# [Short task]
Word for word, transcribe the lines below and drop the pictures.

# [Supplied material]
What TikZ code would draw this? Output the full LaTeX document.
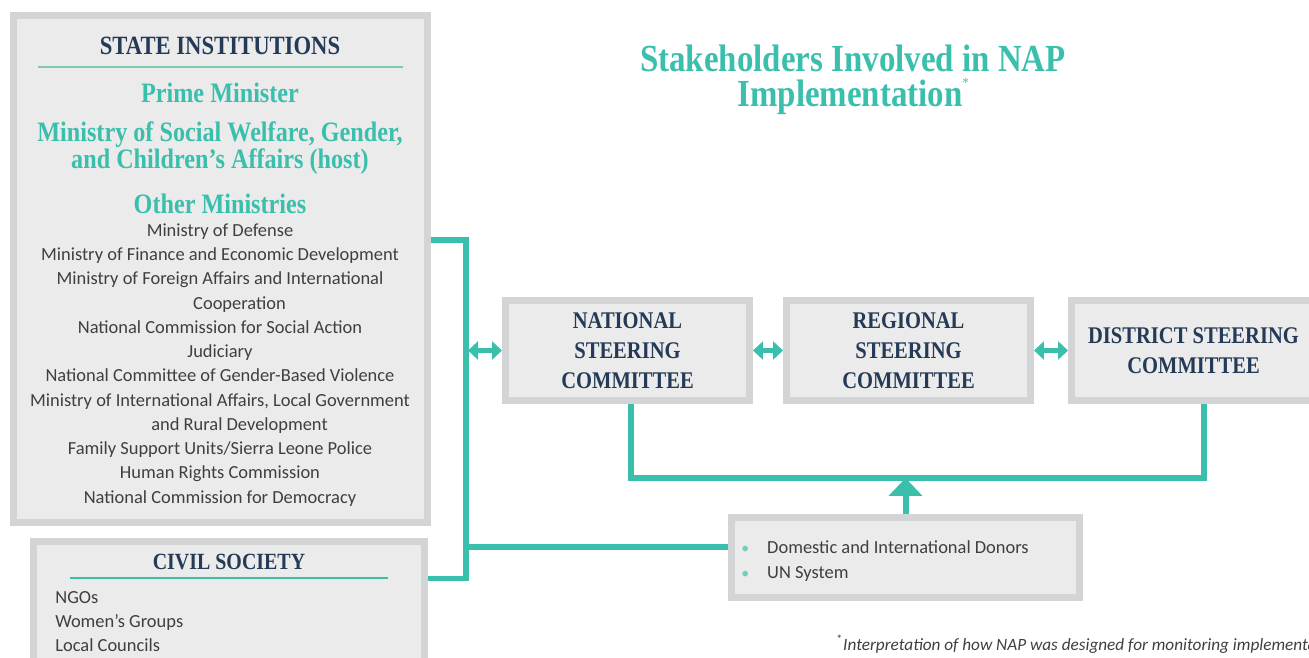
\documentclass[tikz,border=0pt]{standalone}
\usepackage{fontspec}
\setmainfont{Liberation Serif}
\setsansfont{Carlito}
\newfontfamily\headfont[FakeStretch=0.86]{Liberation Serif}
\usetikzlibrary{arrows.meta}
\usetikzlibrary{positioning}
\usepackage{xcolor}
\definecolor{napteal}{HTML}{3BBFAD}
\definecolor{mintrule}{HTML}{7DCBA8}
\definecolor{napnavy}{HTML}{243A56}
\definecolor{boxline}{HTML}{D3D4D6}
\definecolor{boxfill}{HTML}{EBEBEB}
\definecolor{bodygray}{HTML}{3F3F3F}
\definecolor{dotteal}{HTML}{6CCFBF}

\begin{document}
\begin{tikzpicture}[x=0.02cm, y=-0.02cm,
    panel/.style={draw=boxline, fill=boxfill, line width=0.14cm, inner sep=0pt},
    committee/.style={panel, minimum width=4.88cm, minimum height=2cm, align=center,
      font=\headfont\bfseries\fontsize{13.6}{17}\selectfont, text=napnavy},
    navyhead/.style={font=\headfont\bfseries, text=napnavy},
    tealhead/.style={font=\headfont\bfseries\fontsize{16}{14.5}\selectfont, text=napteal, align=center},
    bodytext/.style={font=\sffamily\fontsize{10.5}{13.8}\selectfont, text=bodygray},
    link/.style={draw=napteal, line width=0.12cm},
    dblarrow/.style={draw=napteal, line width=0.1cm,
      {Triangle[width=0.36cm,length=0.2cm]}-{Triangle[width=0.36cm,length=0.2cm]}},
    uparrow/.style={draw=napteal, line width=0.12cm, -{Triangle[width=0.66cm,length=0.36cm]}}]
  \useasboundingbox (0,0) rectangle (1309,658);

  % title
  \node[tealhead, font=\headfont\bfseries\fontsize{21.8}{20}\selectfont] (title) at (853,80)
    {Stakeholders Involved in NAP\\Implementation\raisebox{1.1ex}{\mdseries\fontsize{8}{8}\selectfont *}};

  % state institutions
  \node[panel, minimum width=8.28cm, minimum height=10.14cm] (state) at (220.5,269) {};
  \node[navyhead, font=\headfont\bfseries\fontsize{15}{18}\selectfont] (statehead) at (220,46) {STATE INSTITUTIONS};
  \draw[mintrule, line width=0.05cm] (38,67) -- (403,67);
  \node[tealhead] (pm) at (220,93) {Prime Minister};
  \node[tealhead] (mswgca) at (220,148) {Ministry of Social Welfare, Gender,\\and Children’s Affairs (host)};
  \node[tealhead] (others) at (220,204) {Other Ministries};
  \node[bodytext, align=center] (ministries) at (220,365) {Ministry of Defense\\
    Ministry of Finance and Economic Development\\
    Ministry of Foreign Affairs and International\\
    \hspace*{0.78cm}Cooperation\\
    National Commission for Social Action\\
    Judiciary\\
    National Committee of Gender-Based Violence\\
    Ministry of International Affairs, Local Government\\
    \hspace*{0.78cm}and Rural Development\\
    Family Support Units/Sierra Leone Police\\
    Human Rights Commission\\
    National Commission for Democracy};

  % civil society
  \node[panel, minimum width=7.82cm, minimum height=3.6cm] (civil) at (229,631.5) {};
  \node[navyhead, font=\headfont\bfseries\fontsize{13.2}{16}\selectfont] (civilhead) at (229,562) {CIVIL SOCIETY};
  \draw[napteal, line width=0.05cm] (70,578) -- (388,578);
  \node[bodytext, align=left, anchor=north west, inner sep=0pt] (civillist) at (55,591)
    {NGOs\\Women’s Groups\\Local Councils};

  % steering committees
  \node[committee] (national) at (627.5,350.5) {NATIONAL\\STEERING\\COMMITTEE};
  \node[committee] (regional) at (908.5,350.5) {REGIONAL\\STEERING\\COMMITTEE};
  \node[committee] (district) at (1193.5,350.5) {DISTRICT STEERING\\COMMITTEE};

  % donors
  \node[panel, minimum width=6.96cm, minimum height=1.6cm] (donors) at (905.5,557.5) {};
  \node[bodytext, align=left, anchor=west, inner sep=0pt,
    font=\sffamily\fontsize{10.5}{14.2}\selectfont] (donorlist) at (741,561.5)
    {\textcolor{dotteal}{\small\textbullet}\hspace{0.36cm}Domestic and International Donors\\
     \textcolor{dotteal}{\small\textbullet}\hspace{0.36cm}UN System};

  % connectors
  \coordinate (spine top) at (465.5,240.5);
  \coordinate (spine bottom) at (465.5,578.5);
  \coordinate (donor tap) at (465.5,547);
  \coordinate (spine mid) at (468,350.5);
  \draw[link] (spine top -| state.east) -- (spine top) -- (spine bottom) -- (spine bottom -| civil.east);
  \draw[link] (donor tap) -- (donor tap -| donors.west);
  \draw[dblarrow] (spine mid) -- (national.west);
  \draw[dblarrow] (national.east) -- (regional.west);
  \draw[dblarrow] (regional.east) -- (district.west);

  \coordinate (fork left) at (631,478);
  \coordinate (fork right) at (1204,478);
  \draw[link] (fork left |- national.south) -- (fork left) -- (fork right) -- (fork right |- district.south);
  \draw[uparrow] (donors.north) -- (donors.north |- fork left);

  % footnote
  \node[anchor=base west, inner sep=0pt, text=bodygray, font=\sffamily\fontsize{9.8}{11}\selectfont] (footnote) at (836,650)
    {\textsuperscript{*}\itshape Interpretation of how NAP was designed for monitoring implementation};
\end{tikzpicture}
\end{document}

# [Correct result]
What TikZ code would draw this? Output the full LaTeX document.
\documentclass[tikz,border=0pt]{standalone}
\usepackage{fontspec}
\setmainfont{Liberation Serif}
\setsansfont{Carlito}
\newfontfamily\headfont[FakeStretch=0.86]{Liberation Serif}
\usetikzlibrary{arrows.meta}
\usetikzlibrary{positioning}
\usepackage{xcolor}
\definecolor{napteal}{HTML}{3BBFAD}
\definecolor{mintrule}{HTML}{7DCBA8}
\definecolor{napnavy}{HTML}{243A56}
\definecolor{boxline}{HTML}{D3D4D6}
\definecolor{boxfill}{HTML}{EBEBEB}
\definecolor{bodygray}{HTML}{3F3F3F}
\definecolor{dotteal}{HTML}{6CCFBF}

\begin{document}
\begin{tikzpicture}[x=0.02cm, y=-0.02cm,
    panel/.style={draw=boxline, fill=boxfill, line width=0.14cm, inner sep=0pt},
    committee/.style={panel, minimum width=4.88cm, minimum height=2cm, align=center,
      font=\headfont\bfseries\fontsize{13.6}{17}\selectfont, text=napnavy},
    navyhead/.style={font=\headfont\bfseries, text=napnavy},
    tealhead/.style={font=\headfont\bfseries\fontsize{16}{14.5}\selectfont, text=napteal, align=center},
    bodytext/.style={font=\sffamily\fontsize{10.5}{13.8}\selectfont, text=bodygray},
    link/.style={draw=napteal, line width=0.12cm},
    dblarrow/.style={draw=napteal, line width=0.1cm,
      {Triangle[width=0.36cm,length=0.2cm]}-{Triangle[width=0.36cm,length=0.2cm]}},
    uparrow/.style={draw=napteal, line width=0.12cm, -{Triangle[width=0.66cm,length=0.36cm]}}]
  \useasboundingbox (0,0) rectangle (1309,658);

  % title
  \node[tealhead, font=\headfont\bfseries\fontsize{21.8}{20}\selectfont] (title) at (853,80)
    {Stakeholders Involved in NAP\\Implementation\raisebox{1.1ex}{\mdseries\fontsize{8}{8}\selectfont *}};

  % state institutions
  \node[panel, minimum width=8.28cm, minimum height=10.14cm] (state) at (220.5,269) {};
  \node[navyhead, font=\headfont\bfseries\fontsize{15}{18}\selectfont] (statehead) at (220,46) {STATE INSTITUTIONS};
  \draw[mintrule, line width=0.05cm] (38,67) -- (403,67);
  \node[tealhead] (pm) at (220,93) {Prime Minister};
  \node[tealhead] (mswgca) at (220,148) {Ministry of Social Welfare, Gender,\\and Children’s Affairs (host)};
  \node[tealhead] (others) at (220,204) {Other Ministries};
  \node[bodytext, align=center] (ministries) at (220,365) {Ministry of Defense\\
    Ministry of Finance and Economic Development\\
    Ministry of Foreign Affairs and International\\
    \hspace*{0.78cm}Cooperation\\
    National Commission for Social Action\\
    Judiciary\\
    National Committee of Gender-Based Violence\\
    Ministry of International Affairs, Local Government\\
    \hspace*{0.78cm}and Rural Development\\
    Family Support Units/Sierra Leone Police\\
    Human Rights Commission\\
    National Commission for Democracy};

  % civil society
  \node[panel, minimum width=7.82cm, minimum height=3.6cm] (civil) at (229,631.5) {};
  \node[navyhead, font=\headfont\bfseries\fontsize{13.2}{16}\selectfont] (civilhead) at (229,562) {CIVIL SOCIETY};
  \draw[napteal, line width=0.05cm] (70,578) -- (388,578);
  \node[bodytext, align=left, anchor=north west, inner sep=0pt] (civillist) at (55,591)
    {NGOs\\Women’s Groups\\Local Councils};

  % steering committees
  \node[committee] (national) at (627.5,350.5) {NATIONAL\\STEERING\\COMMITTEE};
  \node[committee] (regional) at (908.5,350.5) {REGIONAL\\STEERING\\COMMITTEE};
  \node[committee] (district) at (1193.5,350.5) {DISTRICT STEERING\\COMMITTEE};

  % donors
  \node[panel, minimum width=6.96cm, minimum height=1.6cm] (donors) at (905.5,557.5) {};
  \node[bodytext, align=left, anchor=west, inner sep=0pt,
    font=\sffamily\fontsize{10.5}{14.2}\selectfont] (donorlist) at (741,561.5)
    {\textcolor{dotteal}{\small\textbullet}\hspace{0.36cm}Domestic and International Donors\\
     \textcolor{dotteal}{\small\textbullet}\hspace{0.36cm}UN System};

  % connectors
  \coordinate (spine top) at (465.5,240.5);
  \coordinate (spine bottom) at (465.5,578.5);
  \coordinate (donor tap) at (465.5,547);
  \coordinate (spine mid) at (468,350.5);
  \draw[link] (spine top -| state.east) -- (spine top) -- (spine bottom) -- (spine bottom -| civil.east);
  \draw[link] (donor tap) -- (donor tap -| donors.west);
  \draw[dblarrow] (spine mid) -- (national.west);
  \draw[dblarrow] (national.east) -- (regional.west);
  \draw[dblarrow] (regional.east) -- (district.west);

  \coordinate (fork left) at (631,478);
  \coordinate (fork right) at (1204,478);
  \draw[link] (fork left |- national.south) -- (fork left) -- (fork right) -- (fork right |- district.south);
  \draw[uparrow] (donors.north) -- (donors.north |- fork left);

  % footnote
  \node[anchor=base west, inner sep=0pt, text=bodygray, font=\sffamily\fontsize{9.8}{11}\selectfont] (footnote) at (836,650)
    {\textsuperscript{*}\itshape Interpretation of how NAP was designed for monitoring implementation};
\end{tikzpicture}
\end{document}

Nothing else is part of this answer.